Smith et al. (2013) examined coping strategies and their association with psychosocial outcomes in 282 adolescents with SCI and found that cognitive restructuring and resignation were the most frequently used coping strategies among participants, whereas blaming others and self-criticism were the least frequently used. Furthermore, active coping strategies were perceived as effective in reducing SCI-related distress by participants. Escape-oriented coping, in contrast, was linked to negative psychosocial outcomes, such as depression and anxiety. (Smith et al. 2013). In adults with pediatric-onset SCI, religion has been identified as a commonly used and effective tool of coping. In their sample of 298 adults with pediatric SCI (Chlan et al. 2011), approximately half (55%) of the participants reported using religion as a way of coping. Furthermore, the higher perceived importance of religion was linked to higher life satisfaction among study participants.
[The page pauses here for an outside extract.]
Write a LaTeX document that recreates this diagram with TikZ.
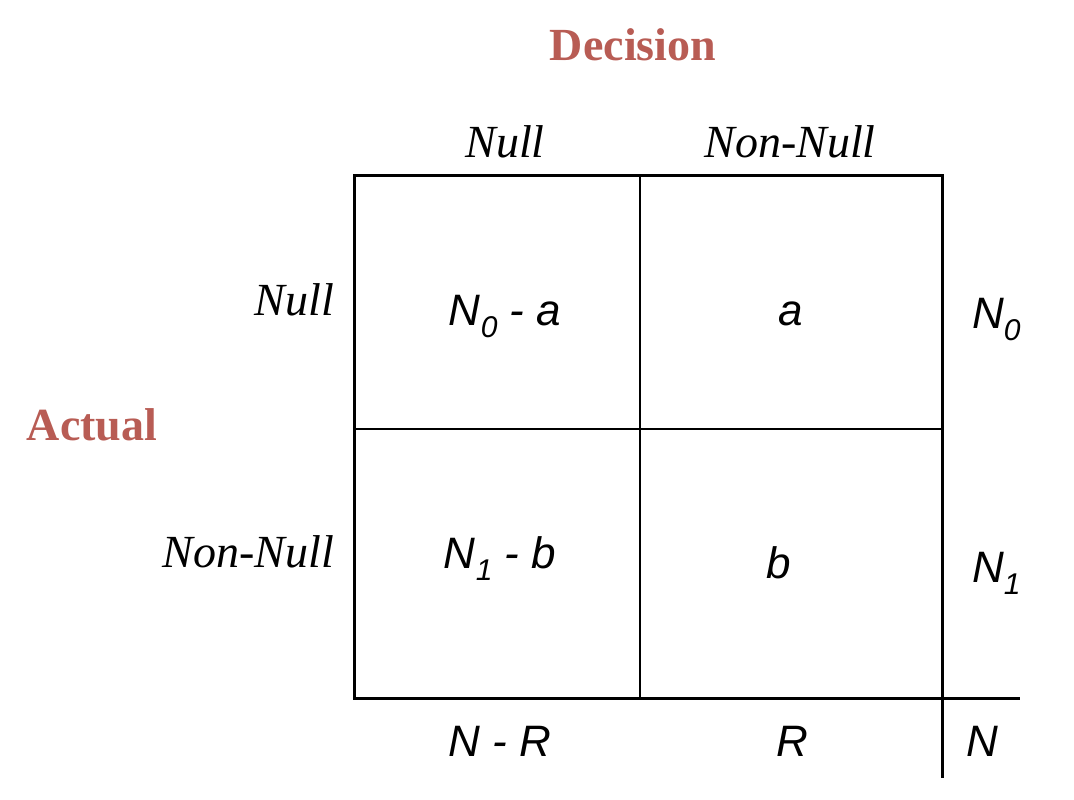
\documentclass[tikz,border=0pt]{standalone}
\usepackage{fontspec}
\setmainfont{Liberation Serif}
\newfontfamily\arialfont{Liberation Sans}
\definecolor{titlered}{RGB}{184,92,84}
\newcommand{\mysub}[1]{\raisebox{-12pt}{\fontsize{30}{30}\selectfont #1}}
\tikzset{
  title/.style={inner sep=0pt, anchor=base, text=titlered, font=\fontsize{46}{50}\selectfont\bfseries},
  head/.style={inner sep=0pt, anchor=base, font=\fontsize{46}{50}\selectfont\itshape},
  cell/.style={inner sep=0pt, anchor=base, font=\fontsize{44}{50}\selectfont\arialfont\itshape},
  thickline/.style={line width=3pt, line cap=rect},
  thinline/.style={line width=1.5pt}
}
\begin{document}
\begin{tikzpicture}[x=1pt,y=-1pt]
\useasboundingbox (0,0) rectangle (1074,800);
% grid corners
\coordinate (tl) at (354,175);
\coordinate (tr) at (942,175);
\coordinate (bl) at (354,698);
\coordinate (br) at (942,698);
\coordinate (tm) at (640,175);
\coordinate (bm) at (640,698);
\coordinate (ml) at (354,429);
\coordinate (mr) at (942,429);
\coordinate (hx) at (1020,698);
\coordinate (vx) at (942,778);
% lines
\draw[thinline] (tm) -- (bm);
\draw[thinline] (ml) -- (mr);
\draw[thickline] (tl) rectangle (br);
\draw[thickline, line cap=butt] (br) -- (hx);
\draw[thickline, line cap=butt] (br) -- (vx);
% titles
\node[title] (decision) at (633,60) {Decision};
\node[title] (actual) at (92,440) {Actual};
% column headers
\node[head] (cnull) at (505,157) {Null};
\node[head] (cnonnull) at (790,157) {Non-Null};
% row headers
\node[head, anchor=base east] (rnull) at (334,315) {Null};
\node[head, anchor=base east] (rnonnull) at (334,567) {Non-Null};
% cells
\node[cell] (c11) at (505,325) {N\mysub{0} - a};
\node[cell] (c12) at (791,325) {a};
\node[cell] (c21) at (500,568) {N\mysub{1} - b};
\node[cell] (c22) at (779,578) {b};
% margins
\node[cell, anchor=base west] (n0) at (972,328) {N\mysub{0}};
\node[cell, anchor=base west] (n1) at (972,582) {N\mysub{1}};
\node[cell] (nr) at (500,756) {N - R};
\node[cell] (r) at (792,756) {R};
\node[cell, anchor=base west] (n) at (966,756) {N};
\end{tikzpicture}
\end{document}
Overall, while many studies have tackled the psychosocial domain of pediatric SCI, intervention studies focusing on this area are clearly lacking. Moreover, given the influences of caregivers on the well-being of children with SCI, it is important for future clinical interventions aiming to promote psychosocial adjustment in the pediatric SCI population to target both children with SCI and their caregivers.